The resurgence of COVID-19 in the UK and a corresponding change in government guidance around remote working has caused many firms to rethink plans for a gradual return to the office in the near term. Earlier this year we wrote about the FCA’s focus on the heightened risk of market abuse in a remote working context (see our article). Most recently Julia Hoggett, Director of Market Oversight, has been speaking about this risk at an industry conference and emphasising the need for firms to be vigilant. Whilst surveillance was disrupted in the early days of the pandemic, the FCA has suggested that it now expects there to be equivalent surveillance arrangements for staff whether they are working in the office or remotely.
Therefore, to the extent they have not already doing so, it is apparent that firms should be thinking about whether existing controls (particularly any short term fixes) will need to be re-visited and put in place a strategy for dealing with any backlogs in surveillance alerts.
Questions to consider
Many of the points made by Julia Hoggett reiterated guidance issued by the FCA previously, such as in Market Watch 63 (which we discussed in a previous article). Nonetheless, it was a helpful reminder of the questions that firms should ask themselves. For example, firms should consider:
- whether any new types of information might constitute inside information in the context of the pandemic, such as the firm’s use of government furlough or lending schemes?
- whether existing controls are capturing all staff who should be considered as insiders?
- whether inside information is shared on a need to know basis only?
- whether systems have been adapted to take into account risks which arise in a remote working context, such as how deliberate or inadvertent sharing of confidential information to family or flat mates can be controlled?
- whether remote trading surveillance and reporting systems have adapted to volatile market conditions and remote working arrangements?
- whether a contemporaneous record of decisions around potential inside information has been kept, including the reasons for such decisions?
We have seen firms take steps to strengthen the security of IT systems around access to inside information in light of the pandemic and in our recently published survey of operational resilience in the context of the pandemic observations include that “financial institutions with an established formal model for home working have adapted well to the transition, whereas financial institutions or functions which previously followed a sign-off office based model have faced additional obstacles.”
Increased focus on STORs
One of the areas under scrutiny from the FCA is whether firms’ approach to Suspicious Transaction and Order Reports (STORs) is sufficiently robust, given these are a vital source of information in terms of detecting whether misconduct may have taken place. We commented in our previous article that volatile market conditions had led to a surge in surveillance alerts and, where a backlog has arisen, this may have had an impact on whether and how quickly STORs have been made. It is worth noting that the FCA can leverage a variety of information gathering tools to better understand firms’ approaches to filing STORs including through ongoing supervision, online surveys and, where concerns arise, Skilled Person reviews may be undertaken.

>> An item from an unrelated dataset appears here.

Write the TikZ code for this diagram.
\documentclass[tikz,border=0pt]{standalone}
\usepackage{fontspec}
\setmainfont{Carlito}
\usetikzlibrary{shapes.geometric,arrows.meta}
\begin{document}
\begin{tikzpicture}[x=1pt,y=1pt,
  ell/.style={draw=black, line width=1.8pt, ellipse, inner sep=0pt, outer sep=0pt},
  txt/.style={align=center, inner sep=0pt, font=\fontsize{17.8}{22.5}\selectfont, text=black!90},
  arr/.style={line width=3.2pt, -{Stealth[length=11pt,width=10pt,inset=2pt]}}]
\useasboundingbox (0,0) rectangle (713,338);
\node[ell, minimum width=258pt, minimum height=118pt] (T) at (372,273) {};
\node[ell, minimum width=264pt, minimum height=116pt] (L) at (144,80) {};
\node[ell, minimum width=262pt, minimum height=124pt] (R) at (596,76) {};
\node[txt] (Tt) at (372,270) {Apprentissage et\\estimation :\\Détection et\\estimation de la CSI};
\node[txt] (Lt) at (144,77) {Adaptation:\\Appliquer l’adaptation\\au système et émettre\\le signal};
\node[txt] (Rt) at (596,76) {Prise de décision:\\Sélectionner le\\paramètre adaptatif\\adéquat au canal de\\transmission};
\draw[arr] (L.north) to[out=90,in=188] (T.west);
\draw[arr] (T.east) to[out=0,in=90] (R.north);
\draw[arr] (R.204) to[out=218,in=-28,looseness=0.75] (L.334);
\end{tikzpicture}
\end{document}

To the extent they are not already, firms should be considering alerts generated by trading surveillance software against the background of any historic STORs to ensure that alerts are not considered in isolation and any emerging patterns of trading behaviours are identified promptly. In addition, the potential for conduct that gives rise to a STOR to trigger a simultaneous suspicious activity report should be considered. Periodic and sample reviews of historic STORs together with meaningful management information will help firms and senior managers responsible for surveillance arrangements to gauge the effectiveness of their systems. For more practical guidance on this subject see the guidelines recently published by the FIA in conjunction with this firm.

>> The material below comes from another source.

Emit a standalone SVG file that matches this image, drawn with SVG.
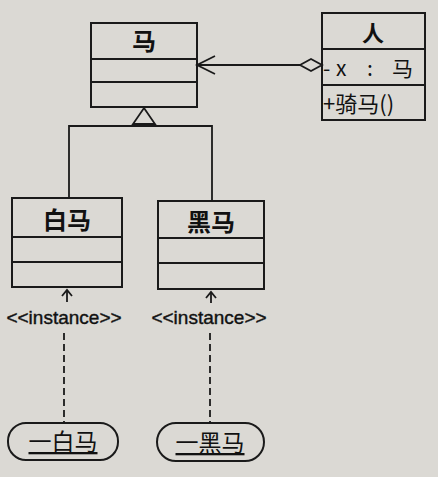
<svg xmlns="http://www.w3.org/2000/svg" width="438" height="477" viewBox="0 0 438 477">
<defs>
<style>
.box{fill:none;stroke:#1a1a1a;stroke-width:2}
.ln{fill:none;stroke:#1a1a1a;stroke-width:1.8}
.t{font-family:"Noto Sans CJK SC","Liberation Sans",sans-serif;fill:#111}
.nm{font-size:20px;font-weight:bold;text-anchor:middle}
.st{font-size:19px;text-anchor:middle;font-family:"Liberation Sans",sans-serif;fill:#111;stroke:#111;stroke-width:0.4}
.ob{font-size:21px;text-anchor:middle;text-decoration:underline}
</style>
</defs>
<rect width="438" height="477" fill="#dbd9d4"/>
<g id="ma">
<rect class="box" x="91" y="23" width="106" height="84"/>
<line class="ln" x1="91" y1="59" x2="197" y2="59"/>
<line class="ln" x1="91" y1="82" x2="197" y2="82"/>
<text class="t nm" x="144" y="50" style="font-size:24px">马</text>
</g>
<g id="ren">
<rect class="box" x="322" y="13" width="103" height="107"/>
<line class="ln" x1="322" y1="49" x2="425" y2="49"/>
<line class="ln" x1="322" y1="85" x2="425" y2="85"/>
<text class="t nm" x="373" y="41" style="font-size:22px">人</text>
<text class="t" y="76" font-size="21"><tspan x="323">-</tspan><tspan x="336">x</tspan><tspan x="367">:</tspan><tspan x="392">马</tspan></text>
<text class="t" x="323" y="112" font-size="22">+骑马()</text>
</g>
<g id="baima">
<rect class="box" x="12" y="198" width="110" height="89"/>
<line class="ln" x1="12" y1="237" x2="122" y2="237"/>
<line class="ln" x1="12" y1="262" x2="122" y2="262"/>
<text class="t nm" x="67" y="229" style="font-size:24px">白马</text>
</g>
<g id="heima">
<rect class="box" x="158" y="201" width="106" height="88"/>
<line class="ln" x1="158" y1="238" x2="264" y2="238"/>
<line class="ln" x1="158" y1="263" x2="264" y2="263"/>
<text class="t nm" x="211" y="231" style="font-size:24px">黑马</text>
</g>
<g id="obj-baima">
<rect class="box" x="8" y="423" width="110" height="37" rx="18" ry="18"/>
<text class="t ob" x="63" y="450" style="font-size:23px">一白马</text>
</g>
<g id="obj-heima">
<rect class="box" x="157" y="423" width="107" height="38" rx="19" ry="19"/>
<text class="t ob" x="210" y="451" style="font-size:23px">一黑马</text>
</g>
<g id="connectors">
<line class="ln" x1="197" y1="65" x2="300" y2="65"/>
<polyline class="ln" points="215,56 197,65 215,74"/>
<polygon class="ln" fill="#dbd9d4" points="300,65 311,59 322,65 311,71"/>
<polygon class="ln" fill="#dbd9d4" points="144,108 155,124 133,124"/>
<line class="ln" x1="144" y1="124" x2="144" y2="126"/>
<polyline class="ln" points="69,198 69,126 212,126 212,201"/>
<line class="ln" x1="67" y1="290" x2="67" y2="302"/>
<polyline class="ln" points="62,296 67,290 72,296"/>
<line class="ln" x1="211" y1="292" x2="211" y2="303"/>
<polyline class="ln" points="206,298 211,292 216,298"/>
<text class="st" x="64" y="324">&lt;&lt;instance&gt;&gt;</text>
<text class="st" x="209" y="324">&lt;&lt;instance&gt;&gt;</text>
<line class="ln" x1="64" y1="333" x2="64" y2="423" stroke-dasharray="7,4"/>
<line class="ln" x1="210" y1="333" x2="210" y2="423" stroke-dasharray="7,4"/>
</g>
</svg>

Enforcement action on the horizon
Some may see the current environment as an opportunity to commit market abuse, whether through trading on the basis of inside information or otherwise. Firms may have failed to adapt their systems in line with this and other risks arising from the predominantly remote working arrangements currently in place. These circumstances could prove fertile ground for enforcement given that the FCA has made it clear that it will “clamp down with all relevant force” in the event that misconduct comes to light. The fact that such risks were both foreseeable and identified by the FCA from an early stage of lockdown are likely to be aggravating factors in any enforcement action taken.
Against this background, we expect to see an uptick in investigations and enforcement actions in this area including in connection with opportunistic conduct or poor controls around inside information in the months to come, with a focus on the role of senior managers in terms of their oversight in relation to the control of inside information and surveillance arrangements.